The central government signaled its more proactive involvement in the dollar bond market with the issuance of dollar-denominated sovereign bonds in Hong Kong for a second year in a row.
The Ministry of Finance said at an investor roadshow in Hong Kong on Oct 9 that it would issue a total of $3 billion in dollar-denominated government debt in the coming days.
Details of the maturity and exact timing of the offer would be published ahead of the issuance.
The planned issuance comes right after a $2 billion offering of US dollar bonds in Hong Kong last October — the first such sale since the central government sold foreign currency bonds in 2004.
“This year, the bond sale comes at a delicate time when escalating Sino-US trade tensions have cast a shadow over the global economic outlook and the US Federal Reserve interest rate hike sent jitters across the global bond market and eventually hit treasury prices,” Wang Yi, director-general of the finance department at the ministry, said in Hong Kong on Oct 9.
“It will test investor confidence in the economic prospects and financial muscle of the world’s second-largest economy, and the nation’s long-cherished role as the ‘stability anchor’ and driving force of global economic growth,” Wang said.
Last year, global investors scrambled to get a piece of the rare offering amid overwhelming demand that was 11 times oversubscribed and proved to be one of the most eagerly anticipated in Asia.

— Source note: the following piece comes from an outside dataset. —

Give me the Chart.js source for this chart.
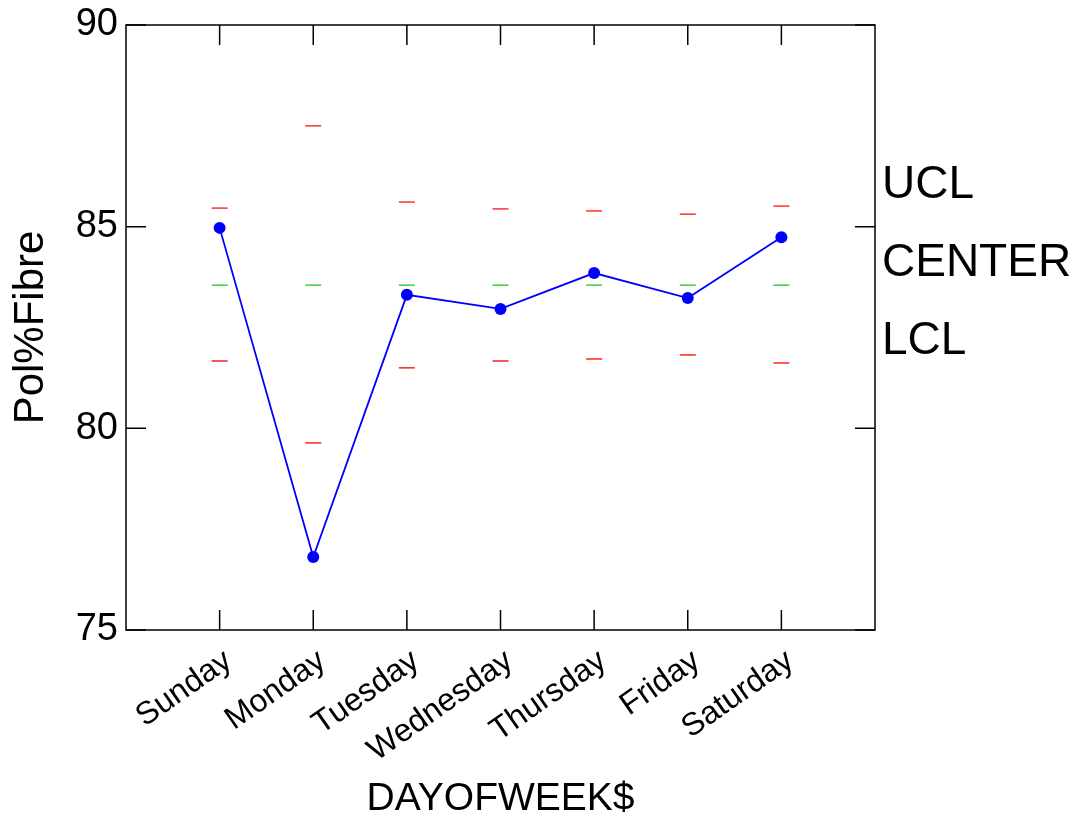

This year, Wang said he hoped the debt sale would be a major milestone for a developing economy such as China.
Wang said the central government will study follow-up plans for offshore sovereign debt sales on a regular basis, in a bid to set a funding benchmark for the nation’s corporations, which are among Asia’s most active issuers in the offshore bond market.
Over the past decade, the ministry has sold yuan-denominated treasury bonds in Hong Kong on an annual basis. In 2018, treasury bonds were issued in Hong Kong in two separate tranches of 5 billion yuan ($722 million) each. The first was issued on July 5, and the second batch will be issued this week.
As Chinese companies are looking to increase greenback bond offerings, the government will also consider visiting the dollar market more often, Wang noted.
“The bond sale demonstrates the central government’s unswerving support for reinforcing Hong Kong’s status as an international financial center. It is also conducive to the development of local bond market,” said Paul Chan Mo-po, financial secretary of the Hong Kong Special Administrative Region government.
The sovereign bonds will be listed and traded at the Hong Kong stock exchange after the official launch.